#### OBJECTIVE
Without the pictures, repeat the listing character for character.
Start of DATA
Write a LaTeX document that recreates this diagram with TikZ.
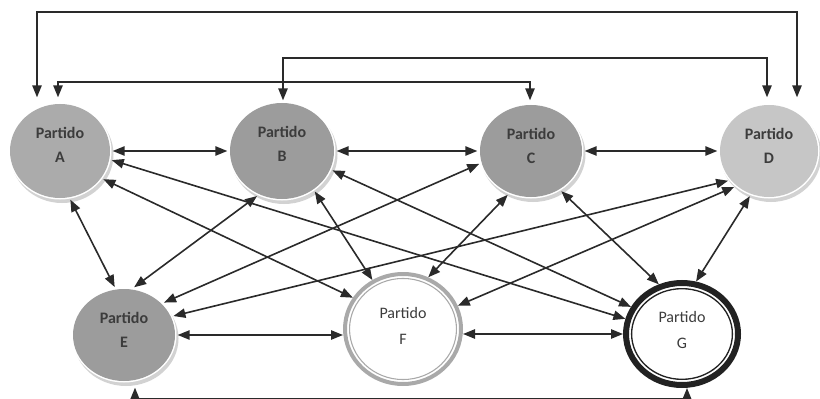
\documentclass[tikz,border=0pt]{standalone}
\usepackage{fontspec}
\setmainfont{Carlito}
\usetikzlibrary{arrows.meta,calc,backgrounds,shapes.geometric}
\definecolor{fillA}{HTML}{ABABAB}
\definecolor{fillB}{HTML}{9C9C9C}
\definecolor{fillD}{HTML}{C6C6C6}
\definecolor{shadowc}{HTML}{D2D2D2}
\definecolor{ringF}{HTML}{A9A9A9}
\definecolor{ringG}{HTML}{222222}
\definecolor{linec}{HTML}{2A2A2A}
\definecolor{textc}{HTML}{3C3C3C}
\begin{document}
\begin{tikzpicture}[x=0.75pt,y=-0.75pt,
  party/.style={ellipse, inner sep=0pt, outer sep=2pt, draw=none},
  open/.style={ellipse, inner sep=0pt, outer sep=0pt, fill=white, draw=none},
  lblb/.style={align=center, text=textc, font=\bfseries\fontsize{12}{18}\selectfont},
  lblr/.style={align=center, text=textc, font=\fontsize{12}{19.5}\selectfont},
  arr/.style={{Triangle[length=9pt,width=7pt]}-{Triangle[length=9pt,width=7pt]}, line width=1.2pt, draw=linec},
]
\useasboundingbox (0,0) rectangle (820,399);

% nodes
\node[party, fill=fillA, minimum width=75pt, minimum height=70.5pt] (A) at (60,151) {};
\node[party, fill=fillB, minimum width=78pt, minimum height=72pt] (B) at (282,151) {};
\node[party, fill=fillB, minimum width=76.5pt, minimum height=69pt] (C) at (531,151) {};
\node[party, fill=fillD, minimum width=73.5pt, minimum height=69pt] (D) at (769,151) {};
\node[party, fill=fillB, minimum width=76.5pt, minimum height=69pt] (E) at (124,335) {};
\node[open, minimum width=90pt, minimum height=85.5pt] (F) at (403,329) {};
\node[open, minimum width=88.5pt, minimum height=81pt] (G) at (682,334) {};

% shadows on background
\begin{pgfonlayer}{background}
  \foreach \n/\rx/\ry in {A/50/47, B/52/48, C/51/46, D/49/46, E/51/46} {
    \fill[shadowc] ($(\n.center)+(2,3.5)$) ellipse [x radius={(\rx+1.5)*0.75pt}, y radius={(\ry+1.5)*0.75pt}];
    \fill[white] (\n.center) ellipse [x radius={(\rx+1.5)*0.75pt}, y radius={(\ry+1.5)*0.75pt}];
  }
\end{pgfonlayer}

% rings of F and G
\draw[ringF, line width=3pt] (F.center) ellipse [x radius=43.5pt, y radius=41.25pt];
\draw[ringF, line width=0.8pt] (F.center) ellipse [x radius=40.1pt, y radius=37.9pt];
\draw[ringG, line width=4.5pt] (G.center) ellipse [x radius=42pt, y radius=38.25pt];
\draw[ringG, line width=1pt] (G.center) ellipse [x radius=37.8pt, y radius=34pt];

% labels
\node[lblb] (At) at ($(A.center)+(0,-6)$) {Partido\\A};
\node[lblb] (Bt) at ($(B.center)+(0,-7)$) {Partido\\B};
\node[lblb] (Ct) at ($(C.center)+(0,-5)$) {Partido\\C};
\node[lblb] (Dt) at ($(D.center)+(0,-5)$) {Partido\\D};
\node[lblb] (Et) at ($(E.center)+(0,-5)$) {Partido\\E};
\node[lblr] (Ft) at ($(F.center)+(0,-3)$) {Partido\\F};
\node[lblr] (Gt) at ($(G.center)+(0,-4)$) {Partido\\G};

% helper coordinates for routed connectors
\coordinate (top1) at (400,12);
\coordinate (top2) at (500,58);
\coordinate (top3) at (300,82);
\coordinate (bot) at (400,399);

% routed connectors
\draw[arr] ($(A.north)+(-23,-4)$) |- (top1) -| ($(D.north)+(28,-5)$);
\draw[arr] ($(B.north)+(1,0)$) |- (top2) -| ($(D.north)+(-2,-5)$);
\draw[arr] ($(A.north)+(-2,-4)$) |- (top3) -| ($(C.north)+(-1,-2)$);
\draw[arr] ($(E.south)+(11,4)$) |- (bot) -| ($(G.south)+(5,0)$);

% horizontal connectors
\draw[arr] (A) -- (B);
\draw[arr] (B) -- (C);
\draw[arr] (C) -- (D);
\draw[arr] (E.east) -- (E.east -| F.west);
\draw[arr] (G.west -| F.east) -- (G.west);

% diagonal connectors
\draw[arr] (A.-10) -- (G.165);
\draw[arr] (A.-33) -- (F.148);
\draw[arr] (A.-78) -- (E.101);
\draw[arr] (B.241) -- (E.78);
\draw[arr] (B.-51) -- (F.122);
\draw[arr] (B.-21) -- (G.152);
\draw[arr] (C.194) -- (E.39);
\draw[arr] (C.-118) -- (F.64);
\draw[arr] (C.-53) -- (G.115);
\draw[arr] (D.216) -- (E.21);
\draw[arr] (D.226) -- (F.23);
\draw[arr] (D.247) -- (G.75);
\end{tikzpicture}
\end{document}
End of DATA
#### THE RESPONSE
Write a LaTeX document that recreates this diagram with TikZ.
\documentclass[tikz,border=0pt]{standalone}
\usepackage{fontspec}
\setmainfont{Carlito}
\usetikzlibrary{arrows.meta,calc,backgrounds,shapes.geometric}
\definecolor{fillA}{HTML}{ABABAB}
\definecolor{fillB}{HTML}{9C9C9C}
\definecolor{fillD}{HTML}{C6C6C6}
\definecolor{shadowc}{HTML}{D2D2D2}
\definecolor{ringF}{HTML}{A9A9A9}
\definecolor{ringG}{HTML}{222222}
\definecolor{linec}{HTML}{2A2A2A}
\definecolor{textc}{HTML}{3C3C3C}
\begin{document}
\begin{tikzpicture}[x=0.75pt,y=-0.75pt,
  party/.style={ellipse, inner sep=0pt, outer sep=2pt, draw=none},
  open/.style={ellipse, inner sep=0pt, outer sep=0pt, fill=white, draw=none},
  lblb/.style={align=center, text=textc, font=\bfseries\fontsize{12}{18}\selectfont},
  lblr/.style={align=center, text=textc, font=\fontsize{12}{19.5}\selectfont},
  arr/.style={{Triangle[length=9pt,width=7pt]}-{Triangle[length=9pt,width=7pt]}, line width=1.2pt, draw=linec},
]
\useasboundingbox (0,0) rectangle (820,399);

% nodes
\node[party, fill=fillA, minimum width=75pt, minimum height=70.5pt] (A) at (60,151) {};
\node[party, fill=fillB, minimum width=78pt, minimum height=72pt] (B) at (282,151) {};
\node[party, fill=fillB, minimum width=76.5pt, minimum height=69pt] (C) at (531,151) {};
\node[party, fill=fillD, minimum width=73.5pt, minimum height=69pt] (D) at (769,151) {};
\node[party, fill=fillB, minimum width=76.5pt, minimum height=69pt] (E) at (124,335) {};
\node[open, minimum width=90pt, minimum height=85.5pt] (F) at (403,329) {};
\node[open, minimum width=88.5pt, minimum height=81pt] (G) at (682,334) {};

% shadows on background
\begin{pgfonlayer}{background}
  \foreach \n/\rx/\ry in {A/50/47, B/52/48, C/51/46, D/49/46, E/51/46} {
    \fill[shadowc] ($(\n.center)+(2,3.5)$) ellipse [x radius={(\rx+1.5)*0.75pt}, y radius={(\ry+1.5)*0.75pt}];
    \fill[white] (\n.center) ellipse [x radius={(\rx+1.5)*0.75pt}, y radius={(\ry+1.5)*0.75pt}];
  }
\end{pgfonlayer}

% rings of F and G
\draw[ringF, line width=3pt] (F.center) ellipse [x radius=43.5pt, y radius=41.25pt];
\draw[ringF, line width=0.8pt] (F.center) ellipse [x radius=40.1pt, y radius=37.9pt];
\draw[ringG, line width=4.5pt] (G.center) ellipse [x radius=42pt, y radius=38.25pt];
\draw[ringG, line width=1pt] (G.center) ellipse [x radius=37.8pt, y radius=34pt];

% labels
\node[lblb] (At) at ($(A.center)+(0,-6)$) {Partido\\A};
\node[lblb] (Bt) at ($(B.center)+(0,-7)$) {Partido\\B};
\node[lblb] (Ct) at ($(C.center)+(0,-5)$) {Partido\\C};
\node[lblb] (Dt) at ($(D.center)+(0,-5)$) {Partido\\D};
\node[lblb] (Et) at ($(E.center)+(0,-5)$) {Partido\\E};
\node[lblr] (Ft) at ($(F.center)+(0,-3)$) {Partido\\F};
\node[lblr] (Gt) at ($(G.center)+(0,-4)$) {Partido\\G};

% helper coordinates for routed connectors
\coordinate (top1) at (400,12);
\coordinate (top2) at (500,58);
\coordinate (top3) at (300,82);
\coordinate (bot) at (400,399);

% routed connectors
\draw[arr] ($(A.north)+(-23,-4)$) |- (top1) -| ($(D.north)+(28,-5)$);
\draw[arr] ($(B.north)+(1,0)$) |- (top2) -| ($(D.north)+(-2,-5)$);
\draw[arr] ($(A.north)+(-2,-4)$) |- (top3) -| ($(C.north)+(-1,-2)$);
\draw[arr] ($(E.south)+(11,4)$) |- (bot) -| ($(G.south)+(5,0)$);

% horizontal connectors
\draw[arr] (A) -- (B);
\draw[arr] (B) -- (C);
\draw[arr] (C) -- (D);
\draw[arr] (E.east) -- (E.east -| F.west);
\draw[arr] (G.west -| F.east) -- (G.west);

% diagonal connectors
\draw[arr] (A.-10) -- (G.165);
\draw[arr] (A.-33) -- (F.148);
\draw[arr] (A.-78) -- (E.101);
\draw[arr] (B.241) -- (E.78);
\draw[arr] (B.-51) -- (F.122);
\draw[arr] (B.-21) -- (G.152);
\draw[arr] (C.194) -- (E.39);
\draw[arr] (C.-118) -- (F.64);
\draw[arr] (C.-53) -- (G.115);
\draw[arr] (D.216) -- (E.21);
\draw[arr] (D.226) -- (F.23);
\draw[arr] (D.247) -- (G.75);
\end{tikzpicture}
\end{document}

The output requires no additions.